After leading the Frances Payne Bolton School of Nursing since 2011, Mary E. Kerr has announced she will resign as dean effective June 30 of next year.
Kerr, an alumna of the school and former official at the National Institutes of Health (NIH), said she elected to step down both for personal reasons and to give the school’s next leader the opportunity to be directly involved in decisions relating to its transition to the Health Education Campus (HEC) in the summer of 2019.
"I've accomplished many of the goals I set for the school at the start of my tenure as dean almost seven years ago. As the school readies to move in 2019 into its new home on the Health Education Campus, I realized that the HEC timeline and my personal timeline are not congruent. I now plan to focus on my personal goals, especially spending more time with my husband of 42 years,” Kerr said. "The school needs someone at the helm who will lead the School of Nursing not just into the HEC but for many years to come."

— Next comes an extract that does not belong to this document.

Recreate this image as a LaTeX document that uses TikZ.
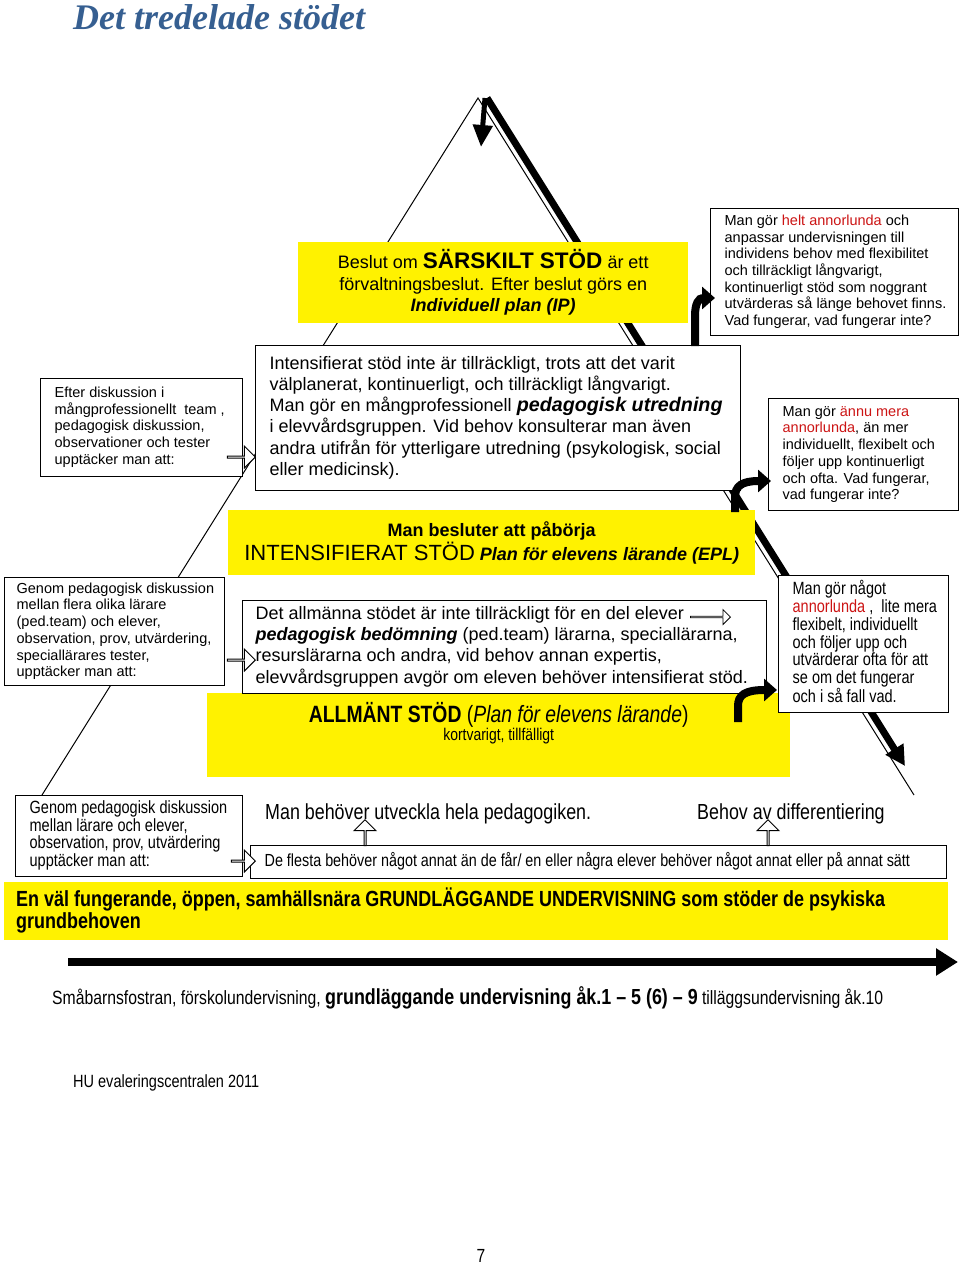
\documentclass[tikz,border=0pt]{standalone}
\usepackage{fontspec}
\setmainfont{Liberation Sans}
\newfontfamily\titlefont{Liberation Serif}
\newfontfamily\narrowfont[FakeStretch=0.82]{Liberation Sans}
\usetikzlibrary{positioning,shapes.arrows,arrows.meta}
\definecolor{titleblue}{RGB}{54,95,145}
\definecolor{annred}{RGB}{204,20,20}
\newcommand\rows[1]{{\spaceskip=0pt\xspaceskip=0pt\begin{tabular}{@{}l@{}}#1\end{tabular}}}

\begin{document}
\begin{tikzpicture}
  [x=1pt, y=-1pt,
   box/.style={draw, fill=white, line width=1.3pt, anchor=north west, align=left, inner xsep=14pt, inner ysep=0pt},
   ybox/.style={fill=yellow, anchor=north west, inner sep=0pt, align=center},
   note/.style={font=\fontsize{14.5}{16.7}\selectfont},
   big/.style={font=\fontsize{18}{21.2}\selectfont},
   slim/.style={font=\narrowfont\fontsize{17.7}{16.6}\selectfont},
   hollow/.style={single arrow, draw, fill=white, line width=1pt, inner sep=0pt, single arrow head extend=5pt, minimum width=22pt, minimum height=28pt},
   bent/.style={line width=8pt, -{Triangle[length=13pt,width=22pt]}}]

  \useasboundingbox (0,0) rectangle (960,1267);

  \node[anchor=base west, inner sep=0pt, text=titleblue, font=\titlefont\bfseries\itshape\fontsize{36}{36}\selectfont] (title) at (73,29) {Det tredelade stödet};

  \coordinate (apex) at (478,98);
  \coordinate (baseL) at (42,795);
  \coordinate (baseR) at (914,795);
  \coordinate (thicktop) at (487,98);
  \coordinate (thickend) at (905,766);
  \coordinate (downtop) at (485,98);
  \coordinate (downtip) at (481,147);

  \draw[line width=1pt] (baseL) -- (apex) -- (baseR);
  \draw[line width=7pt, -{Triangle[length=20pt,width=20pt]}] (thicktop) -- (thickend);
  \draw[line width=5pt, -{Triangle[length=22pt,width=19pt]}] (downtop) -- (downtip);

  \node[ybox, minimum width=390pt, minimum height=81pt, font=\fontsize{18}{21.5}\selectfont] (sarskilt) at (298,242)
    {Beslut om {\fontsize{22.5}{21.5}\selectfont\bfseries SÄRSKILT STÖD} är ett\\
     förvaltningsbeslut. Efter beslut görs en\\
     \textbf{\textit{Individuell plan (IP)}}};

  \node[box, note, text width=220pt, minimum height=127pt] (helt) at (710,208)
    {\rows{Man gör \textcolor{annred}{helt annorlunda} och\\
     anpassar undervisningen till\\
     individens behov med flexibilitet\\
     och tillräckligt långvarigt,\\
     kontinuerligt stöd som noggrant\\
     utvärderas så länge behovet finns.\\
     Vad fungerar, vad fungerar inte?}};

  \node[box, note, text width=174pt, minimum height=98pt] (team) at (40,378)
    {\rows{Efter diskussion i\\
     mångprofessionellt\ \ team ,\\
     pedagogisk diskussion,\\
     observationer och tester\\
     upptäcker man att:}};

  \node[box, big, text width=457pt, minimum height=145pt] (intens) at (255,345)
    {\rows{Intensifierat stöd inte är tillräckligt, trots att det varit\\
     välplanerat, kontinuerligt, och tillräckligt långvarigt.\\
     Man gör en mångprofessionell {\fontsize{19.7}{21.2}\selectfont\bfseries\itshape pedagogisk utredning}\\
     i elevvårdsgruppen. Vid behov konsulterar man även\\
     andra utifrån för ytterligare utredning (psykologisk, social\\
     eller medicinsk).}};

  \node[box, note, text width=162pt, minimum height=112pt] (mera) at (768,398)
    {\rows{Man gör \textcolor{annred}{ännu mera}\\
     \textcolor{annred}{annorlunda}, än mer\\
     individuellt, flexibelt och\\
     följer upp kontinuerligt\\
     och ofta. Vad fungerar,\\
     vad fungerar inte?}};

  \node[ybox, minimum width=527pt, minimum height=65pt, font=\fontsize{18}{24}\selectfont] (epl) at (228,510)
    {\textbf{Man besluter att påbörja}\\
     {\fontsize{22}{24}\selectfont INTENSIFIERAT STÖD} \textbf{\textit{Plan för elevens lärande (EPL)}}};

  \node[box, note, text width=196pt, minimum height=108pt, inner xsep=12pt] (pedteam) at (4,577)
    {\rows{Genom pedagogisk diskussion\\
     mellan flera olika lärare\\
     (ped.team) och elever,\\
     observation, prov, utvärdering,\\
     speciallärares tester,\\
     upptäcker man att:}};

  \node[ybox, minimum width=583pt, minimum height=84pt] (allmant) at (207,693) {};
  \node[below=9pt of allmant.north, inner sep=0pt, align=center, font=\narrowfont\fontsize{17}{17}\selectfont] (allmanttxt)
    {{\fontsize{23.6}{17}\selectfont\textbf{ALLMÄNT STÖD} (\textit{Plan för elevens lärande})}\\
     kortvarigt, tillfälligt};

  \node[box, big, text width=498pt, minimum height=93pt, inner xsep=13pt] (bedom) at (242,600)
    {\rows{Det allmänna stödet är inte tillräckligt för en del elever\\
     \textbf{\textit{pedagogisk bedömning}} (ped.team) lärarna, speciallärarna,\\
     resurslärarna och andra, vid behov annan expertis,\\
     elevvårdsgruppen avgör om eleven behöver intensifierat stöd.}};

  \node[box, slim, text width=142pt, minimum height=137pt] (nagot) at (778,575)
    {\rows{Man gör något\\
     \textcolor{annred}{annorlunda} ,\ \ lite mera\\
     flexibelt, individuellt\\
     och följer upp och\\
     utvärderar ofta för att\\
     se om det fungerar\\
     och i så fall vad.}};

  \node[box, slim, text width=199pt, minimum height=81pt] (larare) at (15,795)
    {\rows{Genom pedagogisk diskussion\\
     mellan lärare och elever,\\
     observation, prov, utvärdering\\
     upptäcker man att:}};

  \node[anchor=base west, inner sep=0pt, font=\narrowfont\fontsize{21.8}{21.8}\selectfont] (utveckla) at (265,819) {Man behöver utveckla hela pedagogiken.};
  \node[anchor=base west, inner sep=0pt, font=\narrowfont\fontsize{21.8}{21.8}\selectfont] (behov) at (697,819) {Behov av differentiering};

  \node[box, text width=668pt, minimum height=33pt, font=\narrowfont\fontsize{17.5}{17.5}\selectfont] (flesta) at (250,845)
    {\rows{De flesta behöver något annat än de får/ en eller några elever behöver något annat eller på annat sätt}};

  \node[ybox, align=left, text width=920pt, inner xsep=12pt, minimum height=58pt, font=\narrowfont\bfseries\fontsize{21.9}{21}\selectfont] (grund) at (4,882)
    {\rows{En väl fungerande, öppen, samhällsnära GRUNDLÄGGANDE UNDERVISNING som stöder de psykiska\\
     grundbehoven}};

  \node[hollow, anchor=tip] (toIntens) at (256,457) {};
  \node[hollow, anchor=tip] (toBedom) at (256,660) {};
  \node[hollow, anchor=tip, minimum height=24pt] (toFlesta) at (256,861) {};
  \node[hollow, anchor=tip, minimum width=15pt, minimum height=40pt, single arrow head extend=4pt, line width=0.8pt] (elevarr) at (731,617) {};
  \node[hollow, anchor=tip, shape border rotate=90, minimum height=26pt] (upUtv) at (365,819) {};
  \node[hollow, anchor=tip, shape border rotate=90, minimum height=26pt] (upBehov) at (768,819) {};

  \coordinate (b1s) at (695,346);
  \coordinate (b1e) at (715,298);
  \coordinate (b2s) at (735,512);
  \coordinate (b2e) at (771,481);
  \coordinate (b3s) at (738,722);
  \coordinate (b3e) at (777,690);
  \draw[bent] (b1s) -- (695,316) .. controls (695,303) and (699,298) .. (b1e);
  \draw[bent] (b2s) -- (735,497) .. controls (735,486) and (742,481) .. (b2e);
  \draw[bent] (b3s) -- (738,706) .. controls (738,695) and (745,690) .. (b3e);

  \coordinate (tlA) at (68,962);
  \coordinate (tlB) at (958,962);
  \draw[line width=8pt, -{Triangle[length=22pt,width=26pt]}] (tlA) -- (tlB);

  \node[anchor=base west, inner sep=0pt, font=\narrowfont\fontsize{19.2}{19}\selectfont] (stadier) at (52,1004)
    {Småbarnsfostran, förskolundervisning, {\fontsize{21.8}{19}\selectfont\bfseries grundläggande undervisning åk.1 – 5 (6) – 9} tilläggsundervisning åk.10};
  \node[anchor=base west, inner sep=0pt, font=\narrowfont\fontsize{17.7}{17.7}\selectfont] (hu) at (73,1087) {HU evaleringscentralen 2011};
  \node[anchor=base, inner sep=0pt, font=\narrowfont\fontsize{19}{19}\selectfont] (sida) at (481,1262) {7};
\end{tikzpicture}
\end{document}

An accomplished researcher of issues involving traumatic brain injury and other areas of critical care, Kerr has authored or co-authored more than 100 scholarly publications. After a sabbatical during the 2018-2019 academic year, she will return to the School of Nursing's faculty full time.
“Mary has done an outstanding job of strengthening the nursing school’s research portfolio, national recognition, and philanthropic support,” Provost W.A. “Bud” Baeslack III said. “Her decision to ensure her successor has the opportunity to be part of the move to the HEC demonstrates her exceptional professionalism and deep commitment to the long-term interests of the school.”
Kerr, a native of greater Pittsburgh, joined the faculty of the University of Pittsburgh after earning her doctorate from Case Western Reserve in 1991. Over the next 14 years, she served first as director of the university’s Center for Nursing Research, and then as associate director of the Clinical Core of its Brain Trauma Research Center. In 2005, she joined the National Institutes of Health (NIH) as deputy director of the National Institute of Nursing Research, managing a budget of more than $140 million and advocating for increased interdisciplinary research.
During Kerr’s time as dean, the school:
- grew NIH funding to the highest level in its history;
- improved U.S. News and World Report rankings for the Master of Science in Nursing (now at No. 11) and the Doctor of Nursing Practice (now at No. 8) programs;
- increased PhD program enrollment by 67 percent, to 58 students; and
- established accreditation for all of the school's degree programs.